The Society of Guardians or The Guardians, is an order within Western esotericism that integrates mystical Christian and Jewish Qabalistic (Kabbalistic) teachings. The Society combines an emphasis on meditation and contemplative practice, ceremonial ritual, and esoteric study with a nature-centered approach to spiritual development.

Operational groups exist on Great Barrier Island and in Auckland City, New Zealand. Independent groups no longer under the auspices of the society, but continuing its teachings and practices also exist in Australia (Bet Yerusha Sanctuary). Traditionally, each sanctuary is limited to 22 members who are described as "technical mystics". Although small in comparison to Orders such as the Golden Dawn, many members of the public benefited from the classes and correspondence courses conducted by the Guardians, before their Mt. Eden sanctuary closed after the death of the late Senior Guardian Michel Corbold (aka Michael Freedman) in 1996.

Early origins or influences

While the traditional history of the order claims descent from European mystics in the 12th-13th century there is no way to confirm the Society’s continued existence from before the late 1800s, however the historic narrative appears to refer to real groups and events from the obscure history of European free-thinkers, and tracks a thread of spiritual influence through the ages.

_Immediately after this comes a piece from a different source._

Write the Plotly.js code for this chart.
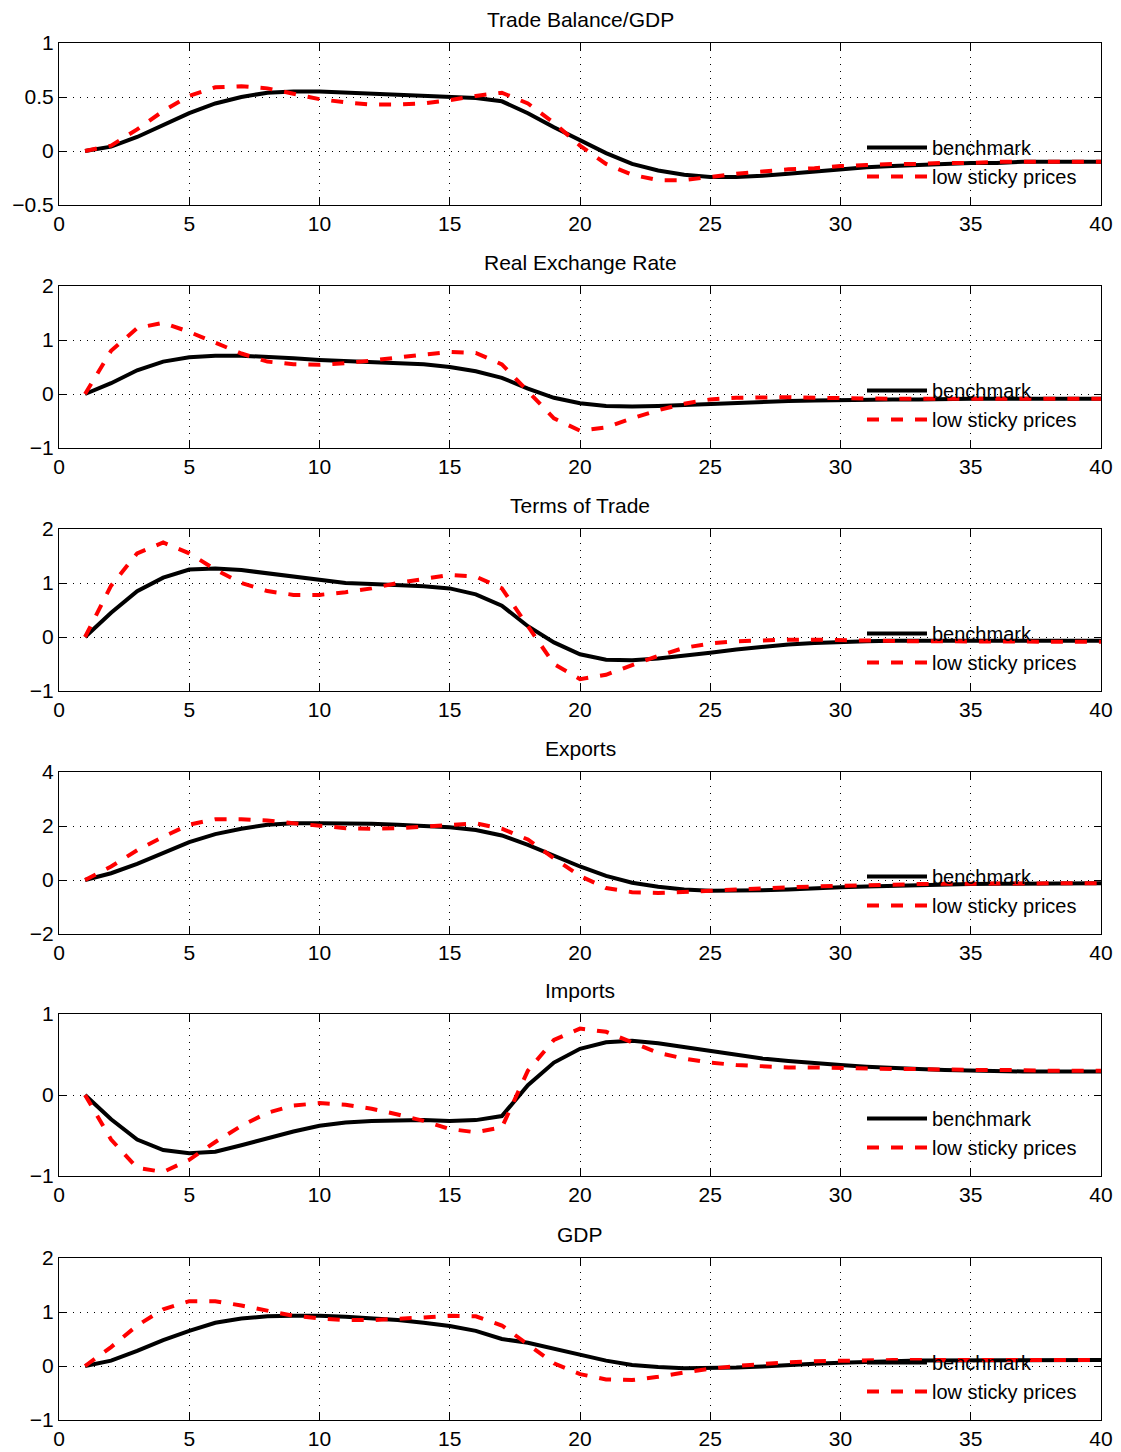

France: In the late 12th and early 13th centuries the Amalrician (followers of Amalric of Bena and David of Dinant) preached an independent, pantheistic, and mystical Christianity. They proclaimed that God is All (omnia sunt deus), and declared "all people will eventually reach salvation". Those not killed as heretics in 1209 later merged with the Beguines and Beghards, independent lay monastic communities who adopted the habit and Rule of the Franciscan Third Order. The sect spread through France, Italy, and Germany by travelling weavers (until 1474, entry to the Beghards was limited to members of the weavers' guild).

Sicily (Italy): The Spiritual Franciscans (Fraticelli) fled from Tuscany to Sicily after they were declared heretical by Pope Boniface VIII. They were also influenced by the Joachimites, who themselves drew heavily on ideas from the French Amalricians.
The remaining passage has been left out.